Изменить размер шрифта - +

Мадемуазель Туссен закрывает глаза, набирает полную грудь воздуха и старается не дышать. Воздух просачивается у нее изо рта маленькими порциями и гасит свечку. Не открывая глаз, она нетерпеливо жалуется:

— Ничего не вижу!

Еще несколько минут она сидит напыжившись, нахмурив лоб, втянув голову в муслиновый ворот, потом открывает глаза и видит дымящийся фитиль. Тогда, кипя обидой, пожимает плечами, отпихивает стул и встает из-за стола.

— Ну конечно, — вздыхает она, выходя и закрывая за собой дверь, — я, как всегда, никому не нужна.

Я остаюсь в комнате один с поскуливающей собакой. И вдруг меня обдает приятным теплом. По-моему, это зовет Поппей. Он задрал нос до самого края корзинки — чует меня в темной пустоте и подает мне знак. Как это не похоже на общение с людьми: те затягивают меня в свои воспоминания, заставляют волноваться. Пес же просто дает знать, что он здесь, что он меня узнал и мы сейчас чем-то похожи друг на друга: оба растеряны, одиноки, зависимы от чужой воли, оба тоскуем по теплу. Он смотрит прямо на меня, а я отвечаю ему взглядом — да-да, я не оговорился. И до чего же приятно, когда ты видишь и тебя видят, когда можешь погрузиться в сознание существа, которому ты нужен, оправдать его ожидания, предстать перед ним благодетелем.

Старый пудель вытянул морду и попытался повилять задом, но тело его уже не слушалось. По мере того как мое сознание проникало в его собственное, он скулил все выразительнее. А проникновение было необычайно глубоким, никакого сравнения со всем, что мне пришлось испытывать прежде. Мне открылась вся его жизнь, его скудные воспоминания — я увидел, где он бывал, чего желал, от чего страдал. И понял: ему страшно умирать, он просит подержать его за лапу, подбодрить и помочь одолеть этот последний путь.
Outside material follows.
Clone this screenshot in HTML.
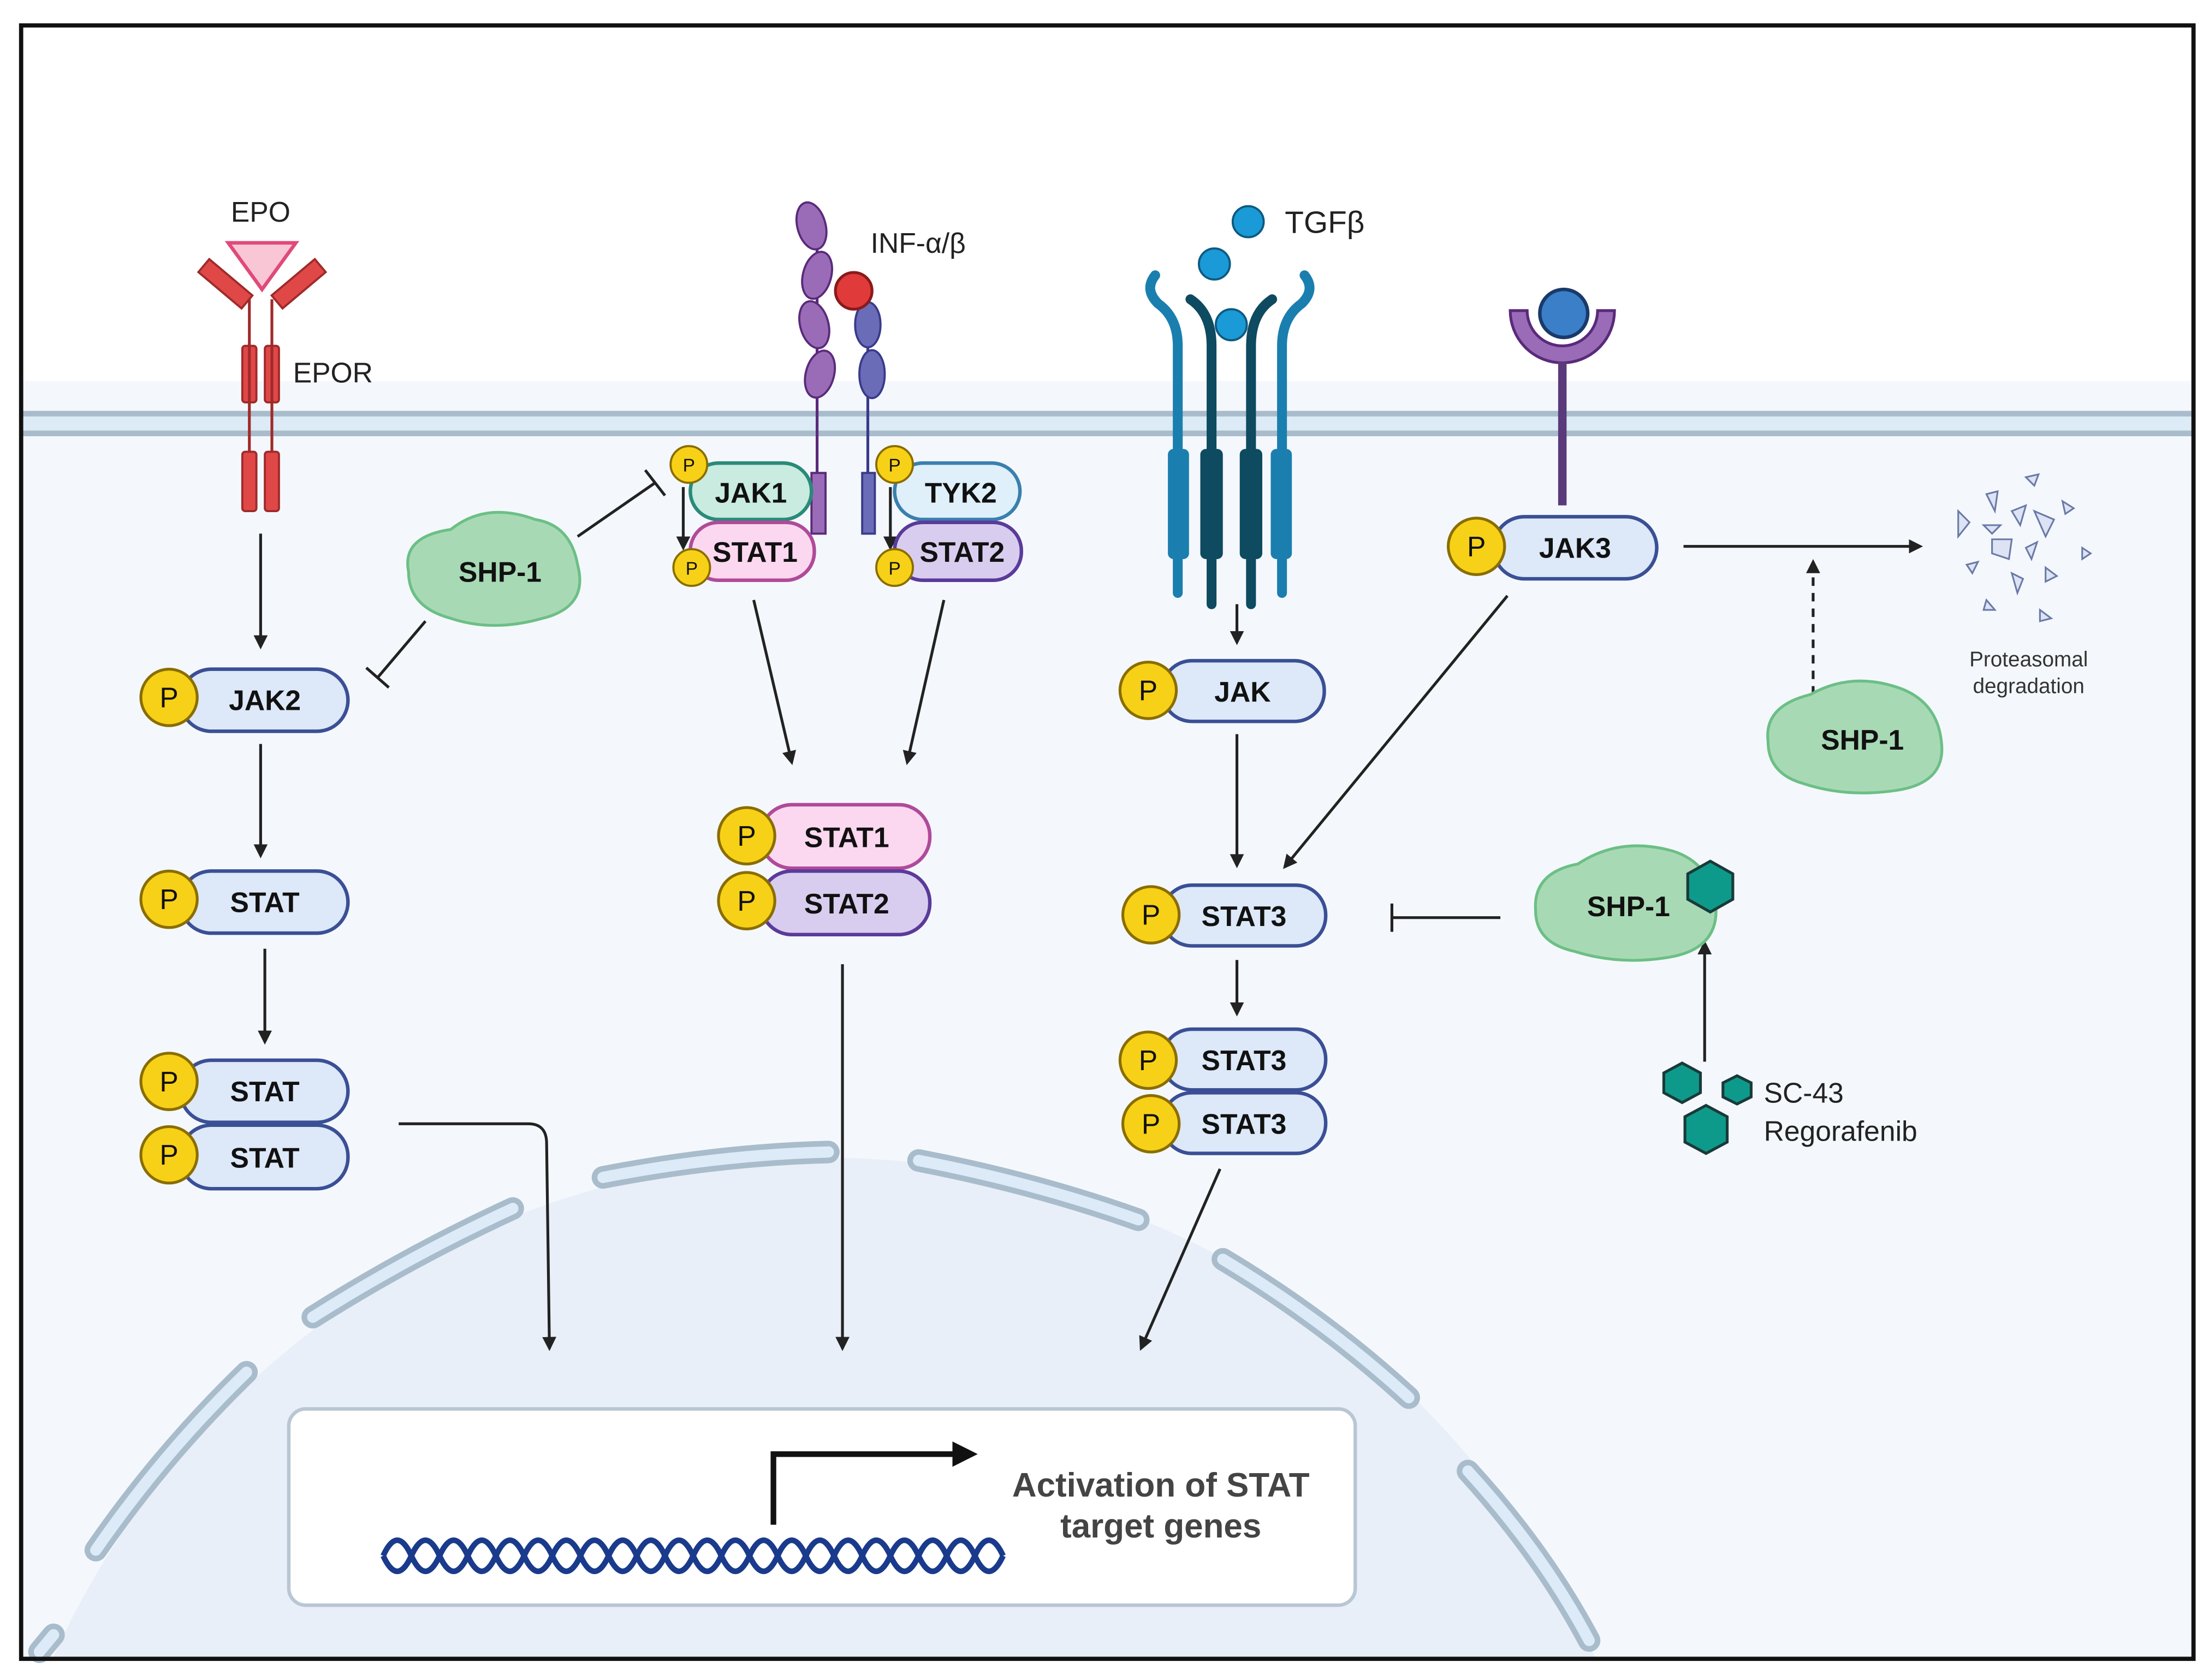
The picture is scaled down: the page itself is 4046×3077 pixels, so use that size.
<!DOCTYPE html>
<html><head><meta charset="utf-8"><style>html,body{margin:0;padding:0;background:#fff;width:4046px;height:3077px;overflow:hidden}svg{display:block}text{font-family:"Liberation Sans",sans-serif}</style></head>
<body>
<svg width="4046" height="3077" viewBox="0 0 1568 1190" preserveAspectRatio="none" xmlns="http://www.w3.org/2000/svg">
<defs>
<marker id="ah" markerWidth="10" markerHeight="10" refX="8" refY="5" orient="auto" markerUnits="userSpaceOnUse"><path d="M0,0 L10,5 L0,10 Z" fill="#222"/></marker>
<marker id="ahb" markerWidth="18" markerHeight="18" refX="14" refY="9" orient="auto" markerUnits="userSpaceOnUse"><path d="M0,0 L18,9 L0,18 Z" fill="#111"/></marker>
</defs>
<rect x="0" y="0" width="1568" height="1190" fill="#fff"/>
<rect x="16" y="270" width="1540" height="905" fill="#f4f8fc"/>
<rect x="16" y="293" width="1540" height="14" fill="#dcebf6"/>
<line x1="16" y1="293" x2="1556" y2="293" stroke="#a9bccb" stroke-width="4"/>
<line x1="16" y1="307" x2="1556" y2="307" stroke="#a9bccb" stroke-width="4"/>
<path d="M37.3,1175 A600,600 0 0 1 1132.7,1175 Z" fill="#e8eff8"/>
<g stroke-linecap="round" fill="none">
<g stroke="#a9bccb" stroke-width="16">
<path d="M222,933 Q290,890 364,856"/><path d="M428,834 Q510,818 588,816"/><path d="M652,822 Q735,838 808,864"/><path d="M868,892 Q940,935 1000,990"/><path d="M1042,1042 Q1095,1100 1128,1162"/><path d="M68,1098 Q115,1030 175,972"/><path d="M28,1170 L38,1158"/>
</g>
<g stroke="#dcebf7" stroke-width="8">
<path d="M222,933 Q290,890 364,856"/><path d="M428,834 Q510,818 588,816"/><path d="M652,822 Q735,838 808,864"/><path d="M868,892 Q940,935 1000,990"/><path d="M1042,1042 Q1095,1100 1128,1162"/><path d="M68,1098 Q115,1030 175,972"/><path d="M28,1170 L38,1158"/>
</g></g>
<rect x="15" y="18" width="1542" height="1157" fill="none" stroke="#111" stroke-width="3"/>
<rect x="205" y="998" width="757" height="139" rx="12" fill="#fff" stroke="#b9c6d3" stroke-width="2.5"/>
<path d="M272,1102 q10,-22 20,0 t20,0 t20,0 t20,0 t20,0 t20,0 t20,0 t20,0 t20,0 t20,0 t20,0 t20,0 t20,0 t20,0 t20,0 t20,0 t20,0 t20,0 t20,0 t20,0 t20,0 t20,0" fill="none" stroke="#1a3a8c" stroke-width="4"/>
<path d="M272,1102 q10,22 20,0 t20,0 t20,0 t20,0 t20,0 t20,0 t20,0 t20,0 t20,0 t20,0 t20,0 t20,0 t20,0 t20,0 t20,0 t20,0 t20,0 t20,0 t20,0 t20,0 t20,0 t20,0" fill="none" stroke="#1a3a8c" stroke-width="4"/>
<path d="M549,1080 L549,1030 L690,1030" fill="none" stroke="#111" stroke-width="4" marker-end="url(#ahb)"/>
<text x="824" y="1060" font-size="24" font-weight="bold" fill="#444" text-anchor="middle">Activation of STAT</text>
<text x="824" y="1089" font-size="24" font-weight="bold" fill="#444" text-anchor="middle">target genes</text>

<g stroke="#222" stroke-width="2" fill="none" marker-end="url(#ah)">
<line x1="185" y1="378" x2="185" y2="458"/><line x1="185" y1="527" x2="185" y2="606"/><line x1="188" y1="672" x2="188" y2="738"/>
<path d="M283,796 L375,796 Q388,796 388,810 L390,955"/>
<line x1="535" y1="425" x2="562" y2="540"/><line x1="670" y1="425" x2="644" y2="540"/>
<line x1="598" y1="683" x2="598" y2="955"/>
<line x1="878" y1="428" x2="878" y2="455"/><line x1="878" y1="520" x2="878" y2="613"/><line x1="878" y1="680" x2="878" y2="718"/>
<line x1="866" y1="828" x2="810" y2="955"/>
<line x1="1195" y1="387" x2="1363" y2="387"/>
<line x1="1287" y1="492" x2="1287" y2="398" stroke-dasharray="6,5"/>
<line x1="1070" y1="422" x2="912" y2="614"/>
<line x1="1210" y1="752" x2="1210" y2="668"/>
<line x1="485" y1="345" x2="485" y2="388"/><line x1="632" y1="345" x2="632" y2="388"/>
</g>
<g stroke="#222" stroke-width="2">
<line x1="410" y1="380" x2="465" y2="342"/><line x1="458" y1="333" x2="472" y2="351"/>
<line x1="302" y1="440" x2="268" y2="480"/><line x1="260" y1="473" x2="276" y2="487"/>
<line x1="1065" y1="650" x2="988" y2="650"/><line x1="988" y1="640" x2="988" y2="660"/>
</g>

<polygon points="162,172 210,172 186,205" fill="#f9c6d6" stroke="#e04a7a" stroke-width="2.5"/>
<g fill="#e04848" stroke="#a02a2a" stroke-width="1.5">
<rect x="140" y="195" width="40" height="12" transform="rotate(40 160 201)"/>
<rect x="192" y="195" width="40" height="12" transform="rotate(-40 212 201)"/>
<rect x="172" y="245" width="10" height="40" rx="2"/><rect x="188" y="245" width="10" height="40" rx="2"/>
<rect x="172" y="320" width="10" height="42" rx="2"/><rect x="188" y="320" width="10" height="42" rx="2"/>
</g>
<g stroke="#a02a2a" stroke-width="2"><line x1="177" y1="212" x2="177" y2="320"/><line x1="193" y1="212" x2="193" y2="320"/></g>
<text x="185" y="157" font-size="20" fill="#222" text-anchor="middle">EPO</text>
<text x="208" y="271" font-size="20" fill="#222">EPOR</text>

<g stroke="#5a2a7a" stroke-width="1.5">
<line x1="580" y1="150" x2="580" y2="378" stroke="#5a2a7a" stroke-width="2"/>
<line x1="616" y1="210" x2="616" y2="378" stroke="#3a3a8a" stroke-width="2"/>
<g fill="#9a6cb8"><ellipse cx="576" cy="160" rx="10" ry="17" transform="rotate(-15 576 160)"/><ellipse cx="580" cy="195" rx="10" ry="17" transform="rotate(15 580 195)"/><ellipse cx="578" cy="230" rx="10" ry="17" transform="rotate(-15 578 230)"/><ellipse cx="582" cy="265" rx="10" ry="17" transform="rotate(15 582 265)"/></g>
<g fill="#6a6cb8" stroke="#3a3a8a"><ellipse cx="616" cy="230" rx="9" ry="16"/><ellipse cx="619" cy="265" rx="9" ry="17"/></g>
<rect x="576" y="335" width="10" height="43" fill="#9a6cb8"/><rect x="612" y="335" width="9" height="43" fill="#6a6cb8" stroke="#3a3a8a"/>
</g>
<circle cx="606" cy="206" r="13" fill="#e03a3a" stroke="#8a1a1a" stroke-width="2"/>
<text x="618" y="179" font-size="20" fill="#222">INF-α/β</text>
<rect x="490" y="328" width="86" height="40" rx="20" fill="#c9ebe0" stroke="#2a8a78" stroke-width="2.5"/>
<text x="533" y="356" font-size="20" font-weight="bold" fill="#111" text-anchor="middle">JAK1</text>
<rect x="490" y="370" width="88" height="41" rx="20" fill="#fbd8ef" stroke="#b04a9a" stroke-width="2.5"/>
<text x="536" y="398" font-size="20" font-weight="bold" fill="#111" text-anchor="middle">STAT1</text>
<rect x="635" y="328" width="89" height="40" rx="20" fill="#dff0fb" stroke="#3a7fae" stroke-width="2.5"/>
<text x="682" y="356" font-size="20" font-weight="bold" fill="#111" text-anchor="middle">TYK2</text>
<rect x="635" y="370" width="90" height="41" rx="20" fill="#d9cdef" stroke="#5a3a9a" stroke-width="2.5"/>
<text x="683" y="398" font-size="20" font-weight="bold" fill="#111" text-anchor="middle">STAT2</text>
<g fill="#f7d117" stroke="#8a6d00" stroke-width="1.5">
<circle cx="489" cy="329" r="13"/><circle cx="491" cy="402" r="13"/><circle cx="635" cy="329" r="13"/><circle cx="635" cy="402" r="13"/></g>
<g font-size="13" fill="#111" text-anchor="middle"><text x="489" y="334">P</text><text x="491" y="407">P</text><text x="635" y="334">P</text><text x="635" y="407">P</text></g>

<g fill="none" stroke-linecap="round">
<path d="M836,420 L836,245 Q836,225 822,215 Q812,205 820,195" stroke="#1a7fae" stroke-width="7"/>
<path d="M910,420 L910,245 Q910,225 924,215 Q934,205 926,195" stroke="#1a7fae" stroke-width="7"/>
<path d="M860,428 L860,245 Q860,222 845,212" stroke="#0e4a60" stroke-width="7"/>
<path d="M888,428 L888,245 Q888,222 903,212" stroke="#0e4a60" stroke-width="7"/>
</g>
<rect x="829" y="318" width="15" height="78" rx="4" fill="#1a7fae"/><rect x="902" y="318" width="15" height="78" rx="4" fill="#1a7fae"/>
<rect x="852" y="318" width="16" height="78" rx="4" fill="#0e4a60"/><rect x="880" y="318" width="16" height="78" rx="4" fill="#0e4a60"/>
<g fill="#1a9ad6" stroke="#0e5a80" stroke-width="1.5"><circle cx="886" cy="157" r="11"/><circle cx="862" cy="187" r="11"/><circle cx="874" cy="230" r="11"/></g>
<text x="912" y="165" font-size="22" fill="#222">TGFβ</text>

<path d="M1072,220 A37,37 0 0 0 1146,220 L1134,220 A25,25 0 0 1 1084,220 Z" fill="#9a6cb8" stroke="#5a2a7a" stroke-width="2"/>
<line x1="1109" y1="256" x2="1109" y2="358" stroke="#5a3a7a" stroke-width="6"/>
<circle cx="1110" cy="222" r="17" fill="#3a7fc8" stroke="#1a3a6a" stroke-width="2.5"/>

<g stroke="#3a4f95" stroke-width="2.5" fill="#dde8f8">
<rect x="128" y="474" width="119" height="44" rx="22"/><rect x="128" y="617" width="119" height="44" rx="22"/>
<rect x="128" y="751" width="119" height="44" rx="22"/><rect x="128" y="797" width="119" height="45" rx="22"/>
<rect x="825" y="468" width="115" height="43" rx="21"/><rect x="825" y="627" width="116" height="43" rx="21"/>
<rect x="825" y="729" width="116" height="43" rx="21"/><rect x="825" y="774" width="116" height="43" rx="21"/>
<rect x="1060" y="366" width="116" height="44" rx="22"/>
</g>
<rect x="540" y="570" width="120" height="45" rx="22" fill="#fbd8ef" stroke="#b04a9a" stroke-width="2.5"/>
<rect x="540" y="617" width="120" height="45" rx="22" fill="#d9cdef" stroke="#5a3a9a" stroke-width="2.5"/>
<g font-size="20" font-weight="bold" fill="#111" text-anchor="middle">
<text x="188" y="503">JAK2</text><text x="188" y="646">STAT</text><text x="188" y="780">STAT</text><text x="188" y="827">STAT</text>
<text x="882" y="497">JAK</text><text x="883" y="656">STAT3</text><text x="883" y="758">STAT3</text><text x="883" y="803">STAT3</text>
<text x="1118" y="395">JAK3</text><text x="601" y="600">STAT1</text><text x="601" y="647">STAT2</text>
</g>
<g fill="#f7d117" stroke="#8a6d00" stroke-width="2">
<circle cx="120" cy="494" r="20"/><circle cx="120" cy="637" r="20"/><circle cx="120" cy="766" r="20"/><circle cx="120" cy="818" r="20"/>
<circle cx="815" cy="489" r="20"/><circle cx="817" cy="648" r="20"/><circle cx="815" cy="751" r="20"/><circle cx="817" cy="796" r="20"/>
<circle cx="1048" cy="387" r="20"/><circle cx="530" cy="592" r="20"/><circle cx="530" cy="638" r="20"/>
</g>
<g font-size="20" fill="#111" text-anchor="middle">
<text x="120" y="501">P</text><text x="120" y="644">P</text><text x="120" y="773">P</text><text x="120" y="825">P</text>
<text x="815" y="496">P</text><text x="817" y="655">P</text><text x="815" y="758">P</text><text x="817" y="803">P</text>
<text x="1048" y="394">P</text><text x="530" y="599">P</text><text x="530" y="645">P</text>
</g>

<g fill="#a8d9b5" stroke="#6cbf85" stroke-width="2">
<path d="M290,405 Q285,380 320,375 Q345,355 380,368 Q405,372 410,400 Q418,430 385,438 Q350,448 320,438 Q290,430 290,405 Z"/>
<path d="M1255,525 Q1252,500 1285,492 Q1315,475 1350,488 Q1375,498 1378,525 Q1382,555 1345,560 Q1310,565 1280,555 Q1255,548 1255,525 Z"/>
<path d="M1090,645 Q1088,618 1120,612 Q1150,592 1188,603 Q1215,612 1218,642 Q1220,672 1185,678 Q1150,684 1118,674 Q1090,668 1090,645 Z"/>
</g>
<g font-size="20" font-weight="bold" fill="#111" text-anchor="middle"><text x="355" y="412">SHP-1</text><text x="1322" y="531">SHP-1</text><text x="1156" y="649">SHP-1</text></g>
<g fill="#0e9a8a" stroke="#1a3a3a" stroke-width="2">
<polygon points="1214,610 1230,619 1230,637 1214,646 1198,637 1198,619"/>
<polygon points="1194,753 1207,760 1207,774 1194,781 1181,774 1181,760"/>
<polygon points="1233,762 1243,767 1243,777 1233,782 1223,777 1223,767"/>
<polygon points="1211,783 1226,791 1226,809 1211,817 1196,809 1196,791"/>
</g>
<text x="1252" y="781" font-size="20" fill="#222">SC-43</text>
<text x="1252" y="808" font-size="20" fill="#222">Regorafenib</text>

<g fill="#dde3f3" stroke="#6a7aa8" stroke-width="1.2">
<polygon points="1438,338 1447,336 1444,344"/><polygon points="1410,350 1418,348 1416,362"/><polygon points="1390,362 1398,370 1390,380"/>
<polygon points="1428,362 1438,358 1434,372"/><polygon points="1444,362 1458,368 1452,380"/><polygon points="1464,355 1472,360 1466,364"/>
<polygon points="1408,372 1420,372 1414,378"/><polygon points="1414,382 1428,382 1426,396 1414,392"/><polygon points="1438,388 1446,384 1442,396"/>
<polygon points="1396,400 1404,398 1400,406"/><polygon points="1452,402 1460,408 1452,412"/><polygon points="1428,406 1436,410 1432,420"/>
<polygon points="1478,388 1484,392 1478,396"/><polygon points="1410,425 1416,432 1408,432"/><polygon points="1448,432 1456,438 1448,440"/>
</g>
<text x="1440" y="472" font-size="15" fill="#333" text-anchor="middle">Proteasomal</text>
<text x="1440" y="491" font-size="15" fill="#333" text-anchor="middle">degradation</text>
</svg>
</body></html>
И я остаюсь с дрожащим пуделем, теперь моя очередь быть провожатым, вместилищем памяти, которую его мозг уже не может удержать. Хозяйка меж тем спит в соседней комнате.

 

Как короток собачий век… И как насыщен болью и страхом. Страх, что хозяин тебя бросит, что ты ему не угодишь, уронишь палку, страх не ответить на пахучий призыв, запечатленный на дереве, не найти утром косточку, которую грыз во сне. Ко всему этому примешивается неодолимая потребность быть всегда рядом с хозяином, предупреждать его об опасностях, которых он не видит. Успокойся, Поппей, успокойся, я здесь, я все понимаю, догадываюсь даже о том, чего не вижу. Это общее усилие спаяло и утомило нас. Я уже не знал: то ли я увлекаю его, то ли он удерживает меня. Всю нескладную любовь, которую я так и унес из мира людей, я теперь излил на него, чтобы помочь ему перейти рубеж. Я говорил ему, что там будет хорошо, что он сможет переноситься, как я, куда угодно: захочет — будет сидеть около своей ненаглядной Терезы Туссен; захочет — будет бегать задрав хвост и вынюхивать все новые и новые запахи, которые наполнят его долгий сон хорошенькими сучками, любовными играми и вкусными, не исчезающими с наступлением утра косточками… Не будет больше унижений, страха перед побоями, бесполезных страданий, запертых дверей, антиблошиных ошейников, запретных кресел, тряски в корзинке. Ты будешь свободным, Поппей, тебя будут любить, ласкать и понимать… Иди же, иди сюда…

Наконец крепко вцепившаяся в меня собачья память стала ослаблять хватку, и я ощутил невыразимое блаженство. Я выполнил назначенную мне миссию. И даже если мое посмертное существование только для того и было нужно, чтобы помочь старому пуделю безболезненно перекочевать в мир иной, оно уже вполне оправдано.

Пудель уже не дышит — маленькое тельце застыло на дне корзинки. «Какой у него мирный вид», — сказала бы Одиль. То как безоглядно доверился мне Поппей и поручил мне свою память — от которой сейчас остались только какие-то обрывки, — странным образом многое изменило во мне самом.